Portugal’s borrowing costs plunged to the lowest level since the start of Euro zone debt crisis in 2009. As per data from Bloomberg, the average yield investors demand to hold bonds from Greece, Ireland, Italy, Portugal and Spain fell to 161 basis points, the lowest since April 2010. This means investors are gaining faith on the region’s most distressed asset class.
As per the European Commission, Portugal’s gross public debt as a percentage of GDP will decline to 126.7% in 2014 and 125.7% in 2015 from the high point of 127.8% recorded in 2013. Real GDP growth will likely be 0.8% for 2014 and 1.5% for 2015 indicating marked improvement from the decline of 1.8% in 2013 and 3.2% in 2012.

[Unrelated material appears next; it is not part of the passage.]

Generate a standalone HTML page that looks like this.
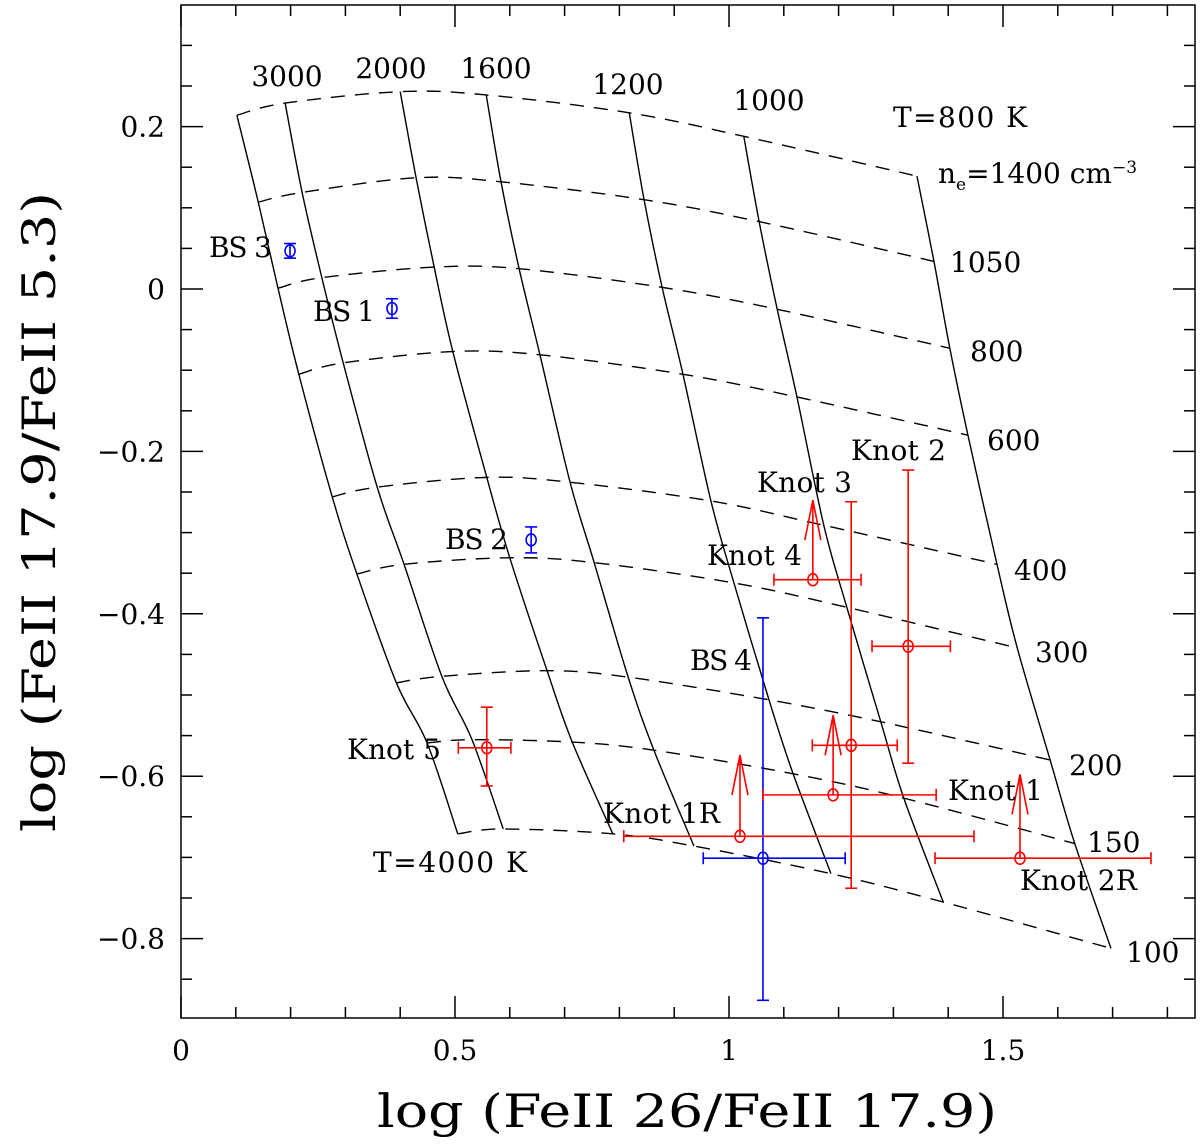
<!DOCTYPE html>
<html><head><meta charset="utf-8"><style>
html,body{margin:0;padding:0;background:#fff;}
svg{display:block;font-family:"DejaVu Serif","Liberation Serif",serif;}
</style></head><body>
<svg id="chart" width="1200" height="1146" viewBox="0 0 1200 1146" xmlns="http://www.w3.org/2000/svg">
<g id="grid"></g>
<g id="pts"></g>
<rect x="181" y="5" width="1014" height="1013" fill="none" stroke="#000" stroke-width="1.5"/>
<g id="ticks"></g>
<g font-size="28" fill="#000">
<text x="287" y="86" text-anchor="middle">3000</text>
<text x="391" y="78" text-anchor="middle">2000</text>
<text x="496" y="78" text-anchor="middle">1600</text>
<text x="628" y="94" text-anchor="middle">1200</text>
<text x="769" y="110" text-anchor="middle">1000</text>
<text x="893" y="127" textLength="134">T=800 K</text>
<text x="938" y="183">n<tspan font-size="17" dy="7">e</tspan><tspan dy="-7">=1400 cm</tspan><tspan font-size="17" dy="-10">−3</tspan></text>
<text x="950" y="272">1050</text>
<text x="970" y="361">800</text>
<text x="987" y="450">600</text>
<text x="1014" y="580">400</text>
<text x="1035" y="662">300</text>
<text x="1069" y="775">200</text>
<text x="1087" y="852">150</text>
<text x="1126" y="962">100</text>
<text x="373" y="872" textLength="154">T=4000 K</text>
<text x="209" y="257" textLength="63">BS 3</text>
<text x="313" y="321" textLength="62">BS 1</text>
<text x="445" y="549" textLength="63">BS 2</text>
<text x="690" y="670" textLength="62">BS 4</text>
<text x="347" y="759" textLength="94">Knot 5</text>
<text x="603" y="823" textLength="117">Knot 1R</text>
<text x="948" y="800" textLength="95">Knot 1</text>
<text x="1020" y="890" textLength="117">Knot 2R</text>
<text x="707" y="565" textLength="95">Knot 4</text>
<text x="757" y="492" textLength="95">Knot 3</text>
<text x="851" y="460" textLength="95">Knot 2</text>
</g>
<g id="ticklabels" font-size="28" fill="#000"></g>
<text x="377" y="1127" font-size="46" textLength="620" lengthAdjust="spacingAndGlyphs">log (FeII 26/FeII 17.9)</text>
<text transform="translate(55,832) rotate(-90)" font-size="46" textLength="640" lengthAdjust="spacingAndGlyphs">log (FeII 17.9/FeII 5.3)</text>
</svg>
<script>
const temps=[4000,3000,2000,1600,1200,1000,800];
const dens=[1400,1050,800,600,400,300,200,150,100];
// grid node x per density row (columns = temps)
const gridX=[
[0.102,0.190,0.400,0.557,0.818,1.027,1.343],
[0.141,0.221,0.429,0.584,0.845,1.055,1.374],
[0.177,0.257,0.462,0.617,0.878,1.088,1.403],
[0.215,0.296,0.496,0.655,0.916,1.124,1.436],
[0.276,0.358,0.558,0.710,0.967,1.173,1.489],
[0.321,0.407,0.600,0.754,1.009,1.215,1.526],
[0.393,0.476,0.668,0.816,1.073,1.277,1.586],
[0.449,0.531,0.714,0.863,1.117,1.319,1.631],
[0.505,0.588,0.788,0.936,1.186,1.391,1.697]];
const gridY=[
[0.214,0.229,0.243,0.239,0.217,0.188,0.139],
[0.107,0.119,0.137,0.132,0.110,0.083,0.034],
[0.001,0.014,0.027,0.025,0.002,-0.025,-0.073],
[-0.105,-0.091,-0.077,-0.081,-0.105,-0.133,-0.180],
[-0.256,-0.244,-0.232,-0.238,-0.261,-0.291,-0.339],
[-0.351,-0.339,-0.331,-0.337,-0.362,-0.392,-0.442],
[-0.485,-0.477,-0.470,-0.478,-0.506,-0.533,-0.580],
[-0.559,-0.555,-0.558,-0.568,-0.597,-0.627,-0.683],
[-0.671,-0.665,-0.671,-0.686,-0.720,-0.755,-0.812]];
// observations
const obsNames=["BS 3","BS 1","BS 2","BS 4","Knot 5","Knot 1R","Knot 1","Knot 3/4","Knot 2","Knot 2R"];
const obsColor=["blue","blue","blue","blue","red","red","red","red","red","red"];
const obsX=[0.199,0.385,0.639,1.062,0.558,1.020,1.190,1.153,1.327,1.531];
const obsY=[0.047,-0.024,-0.309,-0.701,-0.565,-0.674,-0.623,-0.358,-0.440,-0.701];
const obsXLo=[0,0,0,0.109,0.052,0.212,0.128,0.071,0.066,0.155];
const obsXHi=[0,0,0,0.150,0.044,0.427,0.188,0.088,0.077,0.239];
const obsYLo=[0.009,0.012,0.016,0.175,0.047,0,0,0,0.144,0];
const obsYHi=[0.009,0.012,0.016,0.296,0.050,0,0,0,0.217,0];
const obsArrowTo=[null,null,null,null,null,-0.574,-0.525,-0.260,null,-0.598];
// extra point (central wide y-error)
const exX=[1.223];const exY=[-0.562];const exXLo=[0.071];const exXHi=[0.084];const exYLo=[0.176];const exYHi=[0.300];
const xTicks=[0,0.5,1,1.5];
const yTicks=[0.2,0,-0.2,-0.4,-0.6,-0.8];

const X=v=>181+v*548, Y=v=>289-v*812;
const NS="http://www.w3.org/2000/svg";
function mk(tag,attrs,parent){const e=document.createElementNS(NS,tag);for(const k in attrs)e.setAttribute(k,attrs[k]);parent.appendChild(e);return e;}
function smooth(pts){let d=`M${pts[0][0]},${pts[0][1]}`;for(let i=0;i<pts.length-1;i++){const p0=pts[i-1]||pts[i],p1=pts[i],p2=pts[i+1],p3=pts[i+2]||p2;
d+=` C${p1[0]+(p2[0]-p0[0])/6},${p1[1]+(p2[1]-p0[1])/6} ${p2[0]-(p3[0]-p1[0])/6},${p2[1]-(p3[1]-p1[1])/6} ${p2[0]},${p2[1]}`;}return d;}
const grid=document.getElementById('grid');
dens.forEach((n,r)=>{const pts=gridX[r].map((x,c)=>[X(x),Y(gridY[r][c])]);
const p=mk('path',{d:smooth(pts),fill:'none',stroke:'#000','stroke-width':1.4,'stroke-dasharray':'14,10'},grid);

});
temps.forEach((t,c)=>{const pts=dens.map((n,r)=>[X(gridX[r][c]),Y(gridY[r][c])]);
const p=mk('path',{d:smooth(pts),fill:'none',stroke:'#000','stroke-width':1.4},grid);

});
const pg=document.getElementById('pts');
function errPoint(x,y,xl,xh,yl,yh,col,arrow,name){const g=mk('g',{stroke:col,'stroke-width':1.6,fill:'none'},pg);


const cx=X(x),cy=Y(y),cap=6;
if(xl||xh){mk('line',{x1:X(x-xl),y1:cy,x2:X(x+xh),y2:cy},g);mk('line',{x1:X(x-xl),y1:cy-cap,x2:X(x-xl),y2:cy+cap},g);mk('line',{x1:X(x+xh),y1:cy-cap,x2:X(x+xh),y2:cy+cap},g);}
if(yl||yh){mk('line',{x1:cx,y1:Y(y+yh),x2:cx,y2:Y(y-yl)},g);mk('line',{x1:cx-cap,y1:Y(y+yh),x2:cx+cap,y2:Y(y+yh)},g);mk('line',{x1:cx-cap,y1:Y(y-yl),x2:cx+cap,y2:Y(y-yl)},g);}
if(arrow!=null){const ty=Y(arrow);mk('line',{x1:cx,y1:cy,x2:cx,y2:ty},g);mk('polyline',{points:`${cx-8},${ty+40} ${cx},${ty} ${cx+8},${ty+40}`},g);}
mk('ellipse',{cx:cx,cy:cy,rx:5,ry:6,fill:'none'},g);}
obsNames.forEach((nm,i)=>errPoint(obsX[i],obsY[i],obsXLo[i],obsXHi[i],obsYLo[i],obsYHi[i],obsColor[i],obsArrowTo[i],'point-'+nm.toLowerCase().replace(/[^a-z0-9]+/g,'-')));
exX.forEach((x,i)=>errPoint(x,exY[i],exXLo[i],exXHi[i],exYLo[i],exYHi[i],'red',null,'point-knot-extra'));
// ticks
const tg=document.getElementById('ticks');
function tick(x1,y1,x2,y2){mk('line',{x1,y1,x2,y2,stroke:'#000','stroke-width':1.5},tg);}
for(let k=0;k<=18;k++){const v=k/10,px=X(v);if(px>1195)break;const L=(k%5===0)?22:11;tick(px,1018,px,1018-L);tick(px,5,px,5+L);}
for(let k=-18;k<=7;k++){const v=k*0.05,py=Y(v);if(py<5||py>1018)continue;const L=(k%4===0)?22:11;tick(181,py,181+L,py);tick(1195,py,1195-L,py);}
const tl=document.getElementById('ticklabels');
xTicks.forEach(v=>{const t=mk('text',{x:X(v),y:1060,'text-anchor':'middle'},tl);t.textContent=String(v);

});
yTicks.forEach(v=>{const t=mk('text',{x:165,y:Y(v)+10,'text-anchor':'end'},tl);t.textContent=(v<0?'−':'')+String(Math.abs(v));

});
</script>
</body></html>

Net exports are expected to be the source of the potential growth while domestic demand is likely to contribute meaningfully in 2014. However, the joblessness rate is not expected drop before 2015.
Portugal ETF in Focus
Despite the solid start, the fund hasn’t garnered a whole lot of investor interest by accumulating about $3 million in AUM since inception. The ETF charges a little higher in fees per year of 61 bps.
The product looks to track the performance of the FTSE Portugal 20 Index, holding 20 Portuguese stocks in its basket. The index focuses on the biggest stocks in the nation (or those that primarily derive their revenues from the country), screening by liquidity and market capitalization.
With European stocks roaming around at six-year high levels, major banking organizations have predicted that the limelight will be particularly on Europe in 2014 pushing aside the U.S. equities.
Amid such a bullish backdrop, risk-tolerant investors might bet on the Portugal ETF taking a cue from its all-important improved debt market and consider PGAL as a strong play this year.